Todos se impressionam com a informalidade de Paula, principalmente o juiz. Com o fim do depoimento, ela retorna ao fundo da sala. A testemunha de Ricardo se aproxima da mesa, um homem bem simples e de meia-idade.
HOMEM: – Eu sou o porteiro do prédio aonde o Seu Ricardo tem um apartamento em Araucária. Ele é um homem trabalhador e respeitador, nunca o vi chegar com mulher alguma no prédio. A única vez que ele dormiu acompanhado foi quando a esposa e a filha foram passar uns dias com ele na cidade. Eu posso afirmar, com toda certeza, que a Vanessa nunca esteve no prédio.
ARMANDO: – Ok, pode retornar a sua cadeira. Bom, vamos abrir o exame de DNA para termos a prova final.
O porteiro levanta e senta no fundo da sala, ao lado de Paula. O juiz pega o exame e abre na frente de todos. Vanessa soa frio, Paula rói as unhas e Ricardo está tenso.
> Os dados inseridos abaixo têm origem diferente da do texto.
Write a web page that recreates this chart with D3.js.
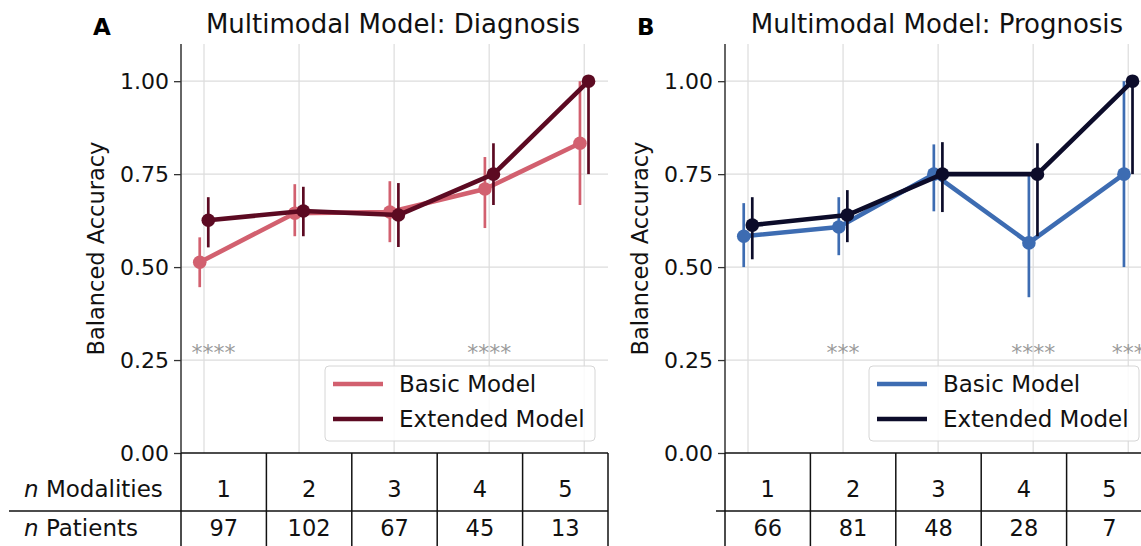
<!DOCTYPE html>
<html>
<head>
<meta charset="utf-8">
<script src="https://cdn.jsdelivr.net/npm/d3@7"></script>
<style>
  body { margin: 0; background: #fff; }
  text { font-family: "DejaVu Sans", sans-serif; }
</style>
</head>
<body>
<svg id="chart" width="1141" height="546"></svg>
<script>
// ---- data ----
const modalities = ["1", "2", "3", "4", "5"];
const yTicks = [0, 0.25, 0.5, 0.75, 1.0];

const diagPatients = [97, 102, 67, 45, 13];
const diagBasic    = [0.513, 0.645, 0.648, 0.710, 0.833];
const diagBasicLo  = [0.446, 0.583, 0.567, 0.605, 0.667];
const diagBasicHi  = [0.580, 0.723, 0.731, 0.796, 1.000];
const diagExt      = [0.626, 0.651, 0.640, 0.750, 1.000];
const diagExtLo    = [0.553, 0.583, 0.554, 0.667, 0.750];
const diagExtHi    = [0.688, 0.716, 0.726, 0.833, 1.000];
const diagStars    = ["****", "****"];
const diagStarsX   = [0.1, 3];

const progPatients = [66, 81, 48, 28, 7];
const progBasic    = [0.583, 0.608, 0.750, 0.565, 0.750];
const progBasicLo  = [0.500, 0.532, 0.650, 0.419, 0.500];
const progBasicHi  = [0.672, 0.688, 0.830, 0.750, 1.000];
const progExt      = [0.613, 0.640, 0.750, 0.750, 1.000];
const progExtLo    = [0.521, 0.567, 0.648, 0.583, 0.750];
const progExtHi    = [0.688, 0.707, 0.836, 0.833, 1.000];
const progStars    = ["***", "****", "***"];
const progStarsX   = [1, 3, 4];

const svg = d3.select("#chart");
const axW = 427, yTop = 44, yBot = 453, rowH = 58;
const dodge = 0.045;

const y = d3.scaleLinear().domain([0, 1.1]).range([yBot, yTop]);

function drawPanel(cfg) {
  let left = cfg.left;
  let x = d3.scaleLinear().domain([-0.242, 4.25]).range([left, left + axW]);
  let g = svg.append("g");

  // grid
  g.selectAll(".vg").data(modalities).enter().append("line")
    .attr("x1", (d, i) => x(i)).attr("x2", (d, i) => x(i))
    .attr("y1", yTop).attr("y2", yBot)
    .attr("stroke", "#dcdcdc").attr("stroke-width", 1.2);
  g.selectAll(".hg").data(yTicks.slice(1)).enter().append("line")
    .attr("x1", left).attr("x2", left + axW)
    .attr("y1", d => y(d)).attr("y2", d => y(d))
    .attr("stroke", "#dcdcdc").attr("stroke-width", 1.2);

  // y axis
  let yAxis = d3.axisLeft(y).tickValues(yTicks).tickFormat(d3.format(".2f")).tickSize(7).tickPadding(5);
  let ya = g.append("g").attr("transform", `translate(${left},0)`).call(yAxis);
  ya.select(".domain").attr("stroke", "#333").attr("stroke-width", 1.5).attr("d", `M0,${yTop}V${yBot}`);
  ya.selectAll(".tick line").attr("stroke", "#333").attr("stroke-width", 1.3);
  ya.selectAll(".tick text").attr("font-size", 22).attr("fill", "#111")
    .attr("font-family", "DejaVu Sans");

  g.append("text")
    .attr("transform", `translate(${left - 84},${(yTop + yBot) / 2}) rotate(-90)`)
    .attr("text-anchor", "middle").attr("dominant-baseline", "middle")
    .attr("font-size", 22.5).attr("fill", "#111").text("Balanced Accuracy");

  // title + panel letter
  g.append("text").attr("x", left + 212).attr("y", 33)
    .attr("text-anchor", "middle").attr("font-size", 26).attr("fill", "#111")
    .text(cfg.title);
  g.append("text").attr("x", left - 88).attr("y", 35)
    .attr("font-size", 23).attr("font-weight", "bold").attr("fill", "#000")
    .text(cfg.letter);

  // significance stars
  g.selectAll(".star").data(cfg.stars).enter().append("text")
    .attr("x", (d, i) => x(cfg.starsX[i])).attr("y", y(0.25))
    .attr("text-anchor", "middle").attr("font-size", 22).attr("fill", "#9a9a9a")
    .text(d => d);

  // series
  cfg.series.forEach((s, si) => {
    let off = si === 0 ? -dodge : dodge;
    let pts = s.mean.map((v, i) => ({ x: x(i + off), y: y(v), lo: y(s.lo[i]), hi: y(s.hi[i]) }));
    g.selectAll(null).data(pts).enter().append("line")
      .attr("x1", d => d.x).attr("x2", d => d.x)
      .attr("y1", d => d.lo).attr("y2", d => d.hi)
      .attr("stroke", s.color).attr("stroke-width", 2.7);
    g.append("path").datum(pts)
      .attr("d", d3.line().x(d => d.x).y(d => d.y))
      .attr("fill", "none").attr("stroke", s.color).attr("stroke-width", 4.6)
      .attr("stroke-linejoin", "round");
    g.selectAll(null).data(pts).enter().append("circle")
      .attr("cx", d => d.x).attr("cy", d => d.y).attr("r", 6.8)
      .attr("fill", s.color);
  });

  // legend
  let lg = g.append("g");
  lg.append("rect").attr("x", left + 144).attr("y", 366).attr("width", 270).attr("height", 75)
    .attr("rx", 4).attr("fill", "#fff").attr("fill-opacity", 0.85)
    .attr("stroke", "#d6d6d6").attr("stroke-width", 1);
  cfg.series.forEach((s, si) => {
    let ly = 384 + si * 35;
    lg.append("line").attr("x1", left + 152).attr("x2", left + 202)
      .attr("y1", ly).attr("y2", ly).attr("stroke", s.color).attr("stroke-width", 4.6);
    lg.append("text").attr("x", left + 218).attr("y", ly)
      .attr("dominant-baseline", "central").attr("font-size", 23).attr("fill", "#111")
      .text(s.name);
  });

  // table under the axis
  let tg = g.append("g");
  let colW = axW / modalities.length;
  tg.append("line").attr("x1", left).attr("x2", left + axW)
    .attr("y1", yBot).attr("y2", yBot).attr("stroke", "#111").attr("stroke-width", 1.5);
  tg.append("line").attr("x1", cfg.sepStart).attr("x2", left + axW)
    .attr("y1", yBot + rowH).attr("y2", yBot + rowH).attr("stroke", "#111").attr("stroke-width", 1.5);
  tg.selectAll(".vl").data(d3.range(modalities.length + 1)).enter().append("line")
    .attr("x1", d => left + d * colW).attr("x2", d => left + d * colW)
    .attr("y1", yBot).attr("y2", yBot + 2 * rowH)
    .attr("stroke", "#111").attr("stroke-width", 1.5);
  tg.selectAll(".m").data(modalities).enter().append("text")
    .attr("x", (d, i) => left + (i + 0.5) * colW).attr("y", yBot + 44)
    .attr("text-anchor", "middle").attr("font-size", 22.5).attr("fill", "#111").text(d => d);
  tg.selectAll(".p").data(cfg.patients).enter().append("text")
    .attr("x", (d, i) => left + (i + 0.5) * colW).attr("y", yBot + rowH + 25)
    .attr("text-anchor", "middle").attr("font-size", 22.5).attr("fill", "#111").text(d => d);

  if (cfg.rowLabels) {
    let t1 = tg.append("text").attr("x", 24).attr("y", yBot + 44)
      .attr("font-size", 23).attr("fill", "#111");
    t1.append("tspan").attr("font-style", "italic").text("n");
    t1.append("tspan").text(" Modalities");
    let t2 = tg.append("text").attr("x", 24).attr("y", yBot + rowH + 25)
      .attr("font-size", 23).attr("fill", "#111");
    t2.append("tspan").attr("font-style", "italic").text("n");
    t2.append("tspan").text(" Patients");
  }
}

drawPanel({
  left: 181, letter: "A", title: "Multimodal Model: Diagnosis",
  patients: diagPatients, stars: diagStars, starsX: diagStarsX,
  sepStart: 9, rowLabels: true,
  series: [
    { name: "Basic Model", color: "#d2606f", mean: diagBasic, lo: diagBasicLo, hi: diagBasicHi },
    { name: "Extended Model", color: "#5c0a22", mean: diagExt, lo: diagExtLo, hi: diagExtHi }
  ]
});

drawPanel({
  left: 725, letter: "B", title: "Multimodal Model: Prognosis",
  patients: progPatients, stars: progStars, starsX: progStarsX,
  sepStart: 716, rowLabels: false,
  series: [
    { name: "Basic Model", color: "#3d6cb2", mean: progBasic, lo: progBasicLo, hi: progBasicHi },
    { name: "Extended Model", color: "#0c0c2a", mean: progExt, lo: progExtLo, hi: progExtHi }
  ]
});
</script>
</body>
</html>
ARMANDO: – Diante do exame de DNA realizado por uma clínica conceituada do Paraná, foi comprovado que Ricardo Trajano não é o pai do bebê de Vanessa da Silva, sendo recusado o pedido de reconhecimento de paternidade.
Ricardo sorri e respira aliviado, enquanto Vanessa está boquiaberta. Paula levanta e fica em frente à mesa do juiz.
PAULA: – Que palhaçada é essa? Como assim, o Ricardo não é o pai? É claro que ele é o pai!
ARMANDO: – O exame de DNA provou que ele não tem ligação sanguínea alguma com o seu neto.
PAULA: – Não é possível… Vanessa, eu não acredito nisso! Diz alguma coisa, garota! Vanessa fica cabisbaixa. – Senhor juiz, você leu direito? Limpa o vidro dos óculos, pode estar embaçado!
ARMANDO: – Senhora, por favor, acalme-se! Quero avisar que o Ricardo Trajano tem o direito de mover um processo de danos morais contra Vanessa da Silva.
RICARDO: – Não será necessário, Meritíssimo, ela já vai ter muita conta pra pagar. A Vanessa e a Paula gastaram rios de dinheiro contando com a minha pensão, mas o golpe foi por água abaixo. Duas golpistas amadoras!
PAULA: – Ah, seu ordinário, você me paga!
Paula sobe em cima da mesa do fórum e avança em Ricardo, puxando seu cabelo. Todos estão chocados e levantam-se da mesa. Paula empurra Ricardo, que cai da cadeira e ela cai em cima dele, desferindo bofetadas pelo corpo enquanto ele tenta se defender.